● **AVAILABLE DATA**:
^^^^^^^^^^^^^^^^
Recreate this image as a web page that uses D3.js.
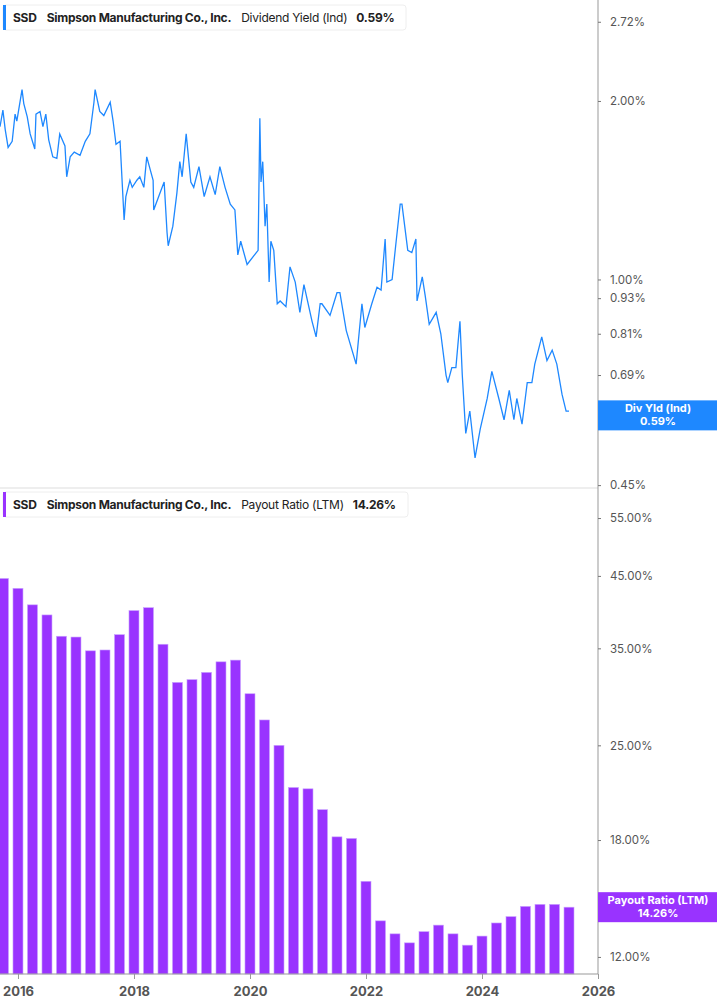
^^^^^^^^^^^^^^^^
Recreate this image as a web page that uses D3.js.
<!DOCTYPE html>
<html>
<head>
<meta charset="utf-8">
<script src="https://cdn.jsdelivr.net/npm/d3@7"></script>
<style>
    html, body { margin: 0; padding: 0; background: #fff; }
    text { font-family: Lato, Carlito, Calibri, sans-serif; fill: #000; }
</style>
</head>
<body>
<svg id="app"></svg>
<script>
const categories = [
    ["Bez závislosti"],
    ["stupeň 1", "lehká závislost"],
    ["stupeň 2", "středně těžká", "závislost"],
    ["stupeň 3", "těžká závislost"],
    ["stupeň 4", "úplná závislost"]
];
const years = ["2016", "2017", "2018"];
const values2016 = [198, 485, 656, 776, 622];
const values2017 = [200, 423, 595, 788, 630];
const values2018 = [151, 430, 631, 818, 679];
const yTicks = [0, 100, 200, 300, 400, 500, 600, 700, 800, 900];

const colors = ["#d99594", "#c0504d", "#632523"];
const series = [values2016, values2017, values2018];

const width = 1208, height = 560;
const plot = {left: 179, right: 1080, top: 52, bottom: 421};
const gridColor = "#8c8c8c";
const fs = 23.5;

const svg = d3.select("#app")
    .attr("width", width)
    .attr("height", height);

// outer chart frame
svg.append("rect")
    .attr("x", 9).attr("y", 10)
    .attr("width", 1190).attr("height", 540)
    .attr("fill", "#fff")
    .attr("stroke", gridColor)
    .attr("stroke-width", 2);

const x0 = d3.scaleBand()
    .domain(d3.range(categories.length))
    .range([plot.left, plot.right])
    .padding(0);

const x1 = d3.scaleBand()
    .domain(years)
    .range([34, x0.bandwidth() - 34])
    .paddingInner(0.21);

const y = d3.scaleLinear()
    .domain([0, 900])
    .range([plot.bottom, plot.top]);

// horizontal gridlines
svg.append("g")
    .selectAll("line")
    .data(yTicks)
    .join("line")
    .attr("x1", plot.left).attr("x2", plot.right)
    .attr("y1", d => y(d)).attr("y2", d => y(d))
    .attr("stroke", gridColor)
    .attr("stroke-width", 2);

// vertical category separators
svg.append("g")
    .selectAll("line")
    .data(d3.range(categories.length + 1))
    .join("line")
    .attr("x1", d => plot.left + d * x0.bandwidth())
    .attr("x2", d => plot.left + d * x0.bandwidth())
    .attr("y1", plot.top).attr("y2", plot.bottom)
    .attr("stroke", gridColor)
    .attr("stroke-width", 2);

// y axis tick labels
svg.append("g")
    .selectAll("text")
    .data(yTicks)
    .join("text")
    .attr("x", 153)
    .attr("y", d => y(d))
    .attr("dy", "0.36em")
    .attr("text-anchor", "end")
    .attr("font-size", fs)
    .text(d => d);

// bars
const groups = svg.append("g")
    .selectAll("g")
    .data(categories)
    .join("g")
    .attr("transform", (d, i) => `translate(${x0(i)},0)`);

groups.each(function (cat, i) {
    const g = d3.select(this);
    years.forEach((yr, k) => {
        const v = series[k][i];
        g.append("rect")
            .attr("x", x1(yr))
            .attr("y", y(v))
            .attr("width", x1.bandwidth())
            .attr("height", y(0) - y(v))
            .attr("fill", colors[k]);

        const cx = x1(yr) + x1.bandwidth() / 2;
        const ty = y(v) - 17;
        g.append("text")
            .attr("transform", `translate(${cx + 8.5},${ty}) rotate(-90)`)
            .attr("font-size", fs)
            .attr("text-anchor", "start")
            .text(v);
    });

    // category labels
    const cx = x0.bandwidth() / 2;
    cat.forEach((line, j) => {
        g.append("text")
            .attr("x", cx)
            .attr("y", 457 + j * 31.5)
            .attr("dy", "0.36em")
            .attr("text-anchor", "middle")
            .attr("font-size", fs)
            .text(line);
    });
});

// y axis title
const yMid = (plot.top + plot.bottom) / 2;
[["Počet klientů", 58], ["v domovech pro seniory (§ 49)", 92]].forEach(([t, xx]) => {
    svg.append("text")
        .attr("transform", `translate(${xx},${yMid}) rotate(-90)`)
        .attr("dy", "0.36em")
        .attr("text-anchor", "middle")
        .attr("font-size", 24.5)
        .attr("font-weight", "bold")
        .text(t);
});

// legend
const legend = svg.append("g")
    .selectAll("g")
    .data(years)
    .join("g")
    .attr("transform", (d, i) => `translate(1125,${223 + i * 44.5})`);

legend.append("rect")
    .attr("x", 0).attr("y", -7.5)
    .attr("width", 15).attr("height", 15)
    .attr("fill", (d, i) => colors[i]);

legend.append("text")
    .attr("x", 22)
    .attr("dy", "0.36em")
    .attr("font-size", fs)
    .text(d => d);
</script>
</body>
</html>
^^^^^^^^^^^^^^^^
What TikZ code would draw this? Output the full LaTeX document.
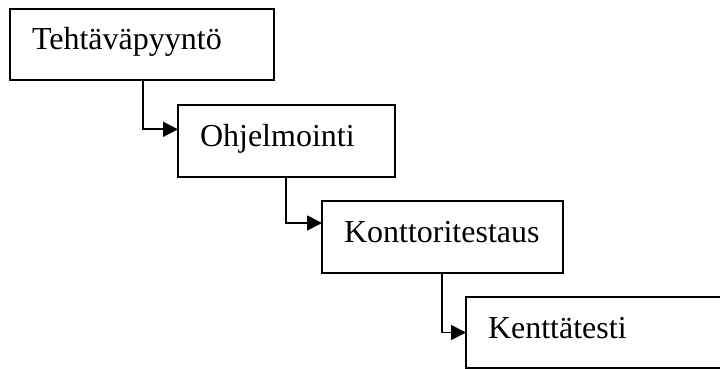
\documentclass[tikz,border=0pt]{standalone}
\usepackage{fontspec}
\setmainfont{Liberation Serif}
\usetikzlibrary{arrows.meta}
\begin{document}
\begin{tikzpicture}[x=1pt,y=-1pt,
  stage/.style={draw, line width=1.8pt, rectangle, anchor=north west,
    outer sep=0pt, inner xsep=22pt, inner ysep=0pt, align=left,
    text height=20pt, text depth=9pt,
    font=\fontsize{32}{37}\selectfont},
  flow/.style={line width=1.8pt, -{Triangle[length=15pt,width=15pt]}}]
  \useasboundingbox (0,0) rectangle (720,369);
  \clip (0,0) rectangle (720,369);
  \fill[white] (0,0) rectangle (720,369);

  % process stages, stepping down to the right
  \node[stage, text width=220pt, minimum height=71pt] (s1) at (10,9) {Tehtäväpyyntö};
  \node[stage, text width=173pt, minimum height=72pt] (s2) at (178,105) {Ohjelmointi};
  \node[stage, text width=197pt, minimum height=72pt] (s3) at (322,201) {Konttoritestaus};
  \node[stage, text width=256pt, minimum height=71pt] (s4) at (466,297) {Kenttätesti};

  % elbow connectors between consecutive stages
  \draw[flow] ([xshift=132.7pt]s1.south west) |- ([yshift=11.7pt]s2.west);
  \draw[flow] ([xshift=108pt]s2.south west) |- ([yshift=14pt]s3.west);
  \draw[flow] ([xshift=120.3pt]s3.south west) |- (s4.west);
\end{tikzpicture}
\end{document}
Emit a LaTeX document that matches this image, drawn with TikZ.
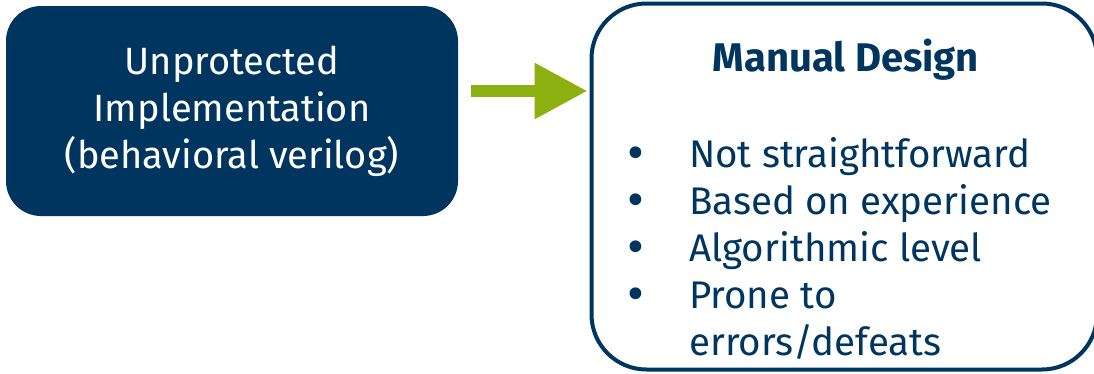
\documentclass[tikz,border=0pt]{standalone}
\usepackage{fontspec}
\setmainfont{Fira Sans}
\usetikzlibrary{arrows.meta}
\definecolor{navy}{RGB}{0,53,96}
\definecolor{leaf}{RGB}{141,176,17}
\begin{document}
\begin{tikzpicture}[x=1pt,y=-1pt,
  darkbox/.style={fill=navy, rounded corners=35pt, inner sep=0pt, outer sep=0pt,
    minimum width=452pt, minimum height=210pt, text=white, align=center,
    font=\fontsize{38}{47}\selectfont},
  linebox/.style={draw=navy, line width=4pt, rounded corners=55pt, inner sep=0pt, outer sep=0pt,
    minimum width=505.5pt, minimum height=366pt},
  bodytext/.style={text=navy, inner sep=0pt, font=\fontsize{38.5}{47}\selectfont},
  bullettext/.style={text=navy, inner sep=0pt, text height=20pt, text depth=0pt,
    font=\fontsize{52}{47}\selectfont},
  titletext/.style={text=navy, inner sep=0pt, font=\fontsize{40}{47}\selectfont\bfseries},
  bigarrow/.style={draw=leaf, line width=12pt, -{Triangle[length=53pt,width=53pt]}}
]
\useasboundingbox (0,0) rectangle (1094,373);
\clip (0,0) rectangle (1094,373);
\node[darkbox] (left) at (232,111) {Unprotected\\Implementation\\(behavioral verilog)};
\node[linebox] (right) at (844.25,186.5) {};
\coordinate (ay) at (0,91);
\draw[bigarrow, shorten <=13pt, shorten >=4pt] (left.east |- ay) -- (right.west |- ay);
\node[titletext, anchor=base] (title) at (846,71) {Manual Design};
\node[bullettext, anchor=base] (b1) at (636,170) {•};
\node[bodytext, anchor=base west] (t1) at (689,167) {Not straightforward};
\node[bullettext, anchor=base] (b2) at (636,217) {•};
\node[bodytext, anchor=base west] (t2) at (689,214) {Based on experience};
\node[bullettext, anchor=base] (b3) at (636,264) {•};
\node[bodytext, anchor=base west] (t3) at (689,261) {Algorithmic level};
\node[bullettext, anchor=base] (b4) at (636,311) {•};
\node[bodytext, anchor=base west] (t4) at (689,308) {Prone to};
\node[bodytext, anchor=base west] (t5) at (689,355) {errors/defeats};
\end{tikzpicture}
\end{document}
^^^^^^^^^^^^^^^^
● **WORK REQUIRED**:
List every line above that holds the word "this".

● **PROBLEM SOLUTION**:
Recreate this image as a web page that uses D3.js.
Recreate this image as a web page that uses D3.js.
    const g = d3.select(this);
What TikZ code would draw this? Output the full LaTeX document.
Emit a LaTeX document that matches this image, drawn with TikZ.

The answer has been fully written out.